Omar Clavero (Spain)

Catalan Institute of Oncology (ICO) - IDIBELL Cancer Epidemiology Research Programme

Presenter of 1 Presentation

Clinical Research / Diagnosis and Management of Cervical Cancer and Its’ Precursors ePoster

REPRODUCIBILITY OF THE NEW CLASSIFICATION OF CERVICAL ADENOCARCINOMAS (ID 1340)

Abstract

Introduction

HPV is identified in almost all squamous invasive cervical carcinomas and a high proportion of adenocarcinomas. HPV involvement in cervical adenocarcinoma is between 8.3% - 71.8% depending on the histological subtype. A new morphological classification of adenocarcinomas has been proposed where ADC are classified based on the presence or absence of HPV infection-related features (IECC, International Endocervical Adenocarcinoma Criteria and Classification, 2017). Two adenocarcinoma groups were established: HPV-associated (HPVA) and non-HPV associated (NHPVA).

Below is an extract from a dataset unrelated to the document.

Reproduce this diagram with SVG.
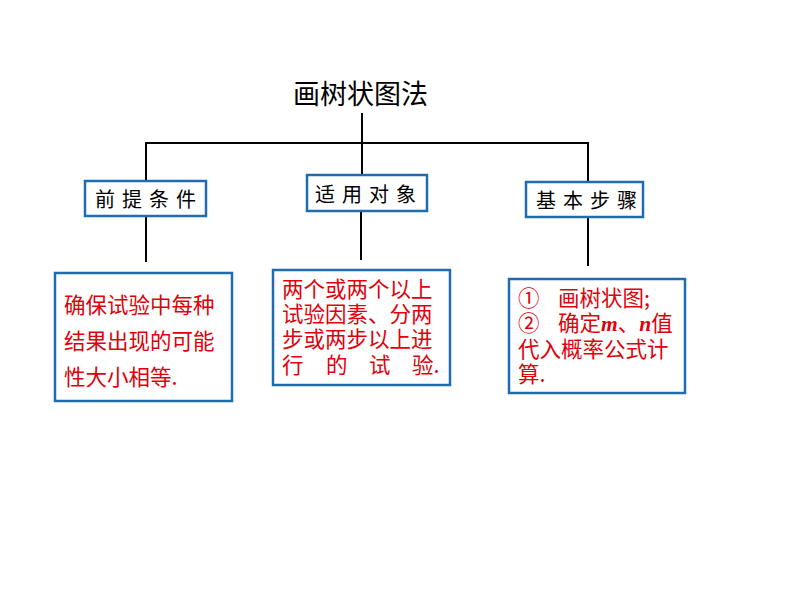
<svg xmlns="http://www.w3.org/2000/svg" width="794" height="596" viewBox="0 0 794 596">
<style>
.t{font-family:"Noto Sans CJK SC","Liberation Sans",sans-serif;}
.hdr{font-size:20px;fill:#000;letter-spacing:7px;}
.box{fill:#fff;stroke:#1f6cb0;stroke-width:2.5;}
.red{font-size:21.5px;fill:#e0000a;}
.ln{stroke:#000;stroke-width:2;fill:none;}
.mi{font-family:"Liberation Serif",serif;font-style:italic;font-weight:bold;}
</style>
<rect width="794" height="596" fill="#fff"/>
<g id="connectors">
<path class="ln" d="M362,113 V175 M146,182 V143 H588 V182"/>
<path class="ln" d="M146,216 V262 M361,211 V260 M588,217 V266"/>
</g>
<g id="title"><text class="t" x="293" y="104" font-size="27" fill="#000">画树状图法</text></g>
<g id="n1"><rect class="box" x="85" y="181" width="121" height="35"/><text class="t hdr" x="95" y="207">前提条件</text></g>
<g id="n2"><rect class="box" x="307" y="175" width="120" height="36"/><text class="t hdr" x="315" y="202">适用对象</text></g>
<g id="n3"><rect class="box" x="526" y="182" width="117" height="35"/><text class="t hdr" x="536" y="208">基本步骤</text></g>
<g id="n4"><rect class="box" x="55" y="273" width="177" height="128"/>
<text class="t red" x="64" y="313">确保试验中每种</text>
<text class="t red" x="64" y="349">结果出现的可能</text>
<text class="t red" x="64" y="385">性大小相等.</text></g>
<g id="n5"><rect class="box" x="273" y="270" width="177" height="115"/>
<text class="t red" x="282" y="297" font-size="22.5">两个或两个以上</text>
<text class="t red" x="282" y="322" font-size="22.5">试验因素、分两</text>
<text class="t red" x="282" y="347" font-size="22.5">步或两步以上进</text>
<text class="t red" x="282" y="373" font-size="22.5">行</text>
<text class="t red" x="326" y="373" font-size="22.5">的</text>
<text class="t red" x="369" y="373" font-size="22.5">试</text>
<text class="t red" x="412" y="373" font-size="22.5">验.</text></g>
<g id="n6"><rect class="box" x="509" y="279" width="176" height="114"/>
<text class="t red" x="518" y="306" font-size="22">①</text>
<text class="t red" x="558" y="306" font-size="22">画树状图;</text>
<text class="t red" x="518" y="331" font-size="22">②</text>
<text class="t red" x="558" y="331" font-size="22">确定<tspan class="mi">m</tspan>、<tspan class="mi">n</tspan>值</text>
<text class="t red" x="518" y="357" font-size="22">代入概率公式计</text>
<text class="t red" x="518" y="382" font-size="22">算.</text></g>
</svg>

The objective is to evaluate the reproducibility of IECC morphological criteria with a highly sensitive HPV testing in our own series of cervical adenocarcinomas.

Methods

We identified sixty-nine incident cases of endocervical adenocarcinoma identified through Tarragona and Girona cancer registries (Catalonia) between 1998-2007. All adenocarcinoma hematoxylin and eosin (HE) slides were reviewed by two expert pathologists and classified in accordance with the IECC system. HPV DNA was done using SPF-10 PCR/DEIA/LiPA25. Demographic and clinical information was retrieved from the cancer registry databases.

Results

The morphological diagnostic distribution was; HPVA (n=51): usual -type (56.5%), mucinous, not otherwise specified (10.1%); villoglandular (4.3%), mucinous, intestinal type (2.9%); NHPVA (n=18): clear cell adenocarcinoma (8.7%), gastric-type adenocarcinoma (7.2%), endometroid adenocarcinoma (5.8%), serous adenocarcinoma (2.9%) and mesonephric carcinoma (1.4%). The mean patient’s age in HPVA was 50.4, compared to 55.4 in NHPVA (p>0.05). HPV was identified in 68.6% of HPVA tumors and in 5.6% of NHPVA tumors (p<0.05). Tumor stage IV at diagnosis was 7.8% in HPVA and 16.7% in NHPVA (p>0.05). Finally, 27.5% of HPVA patients dead by cervical cancer compared to 33.3% of NHPVA (p>0.05).

Conclusions

Our results using IECC criteria with HE are supported by HPV detection results. The use of a specific immuno-marker p16, and HPV detection would help in complex diagnosis.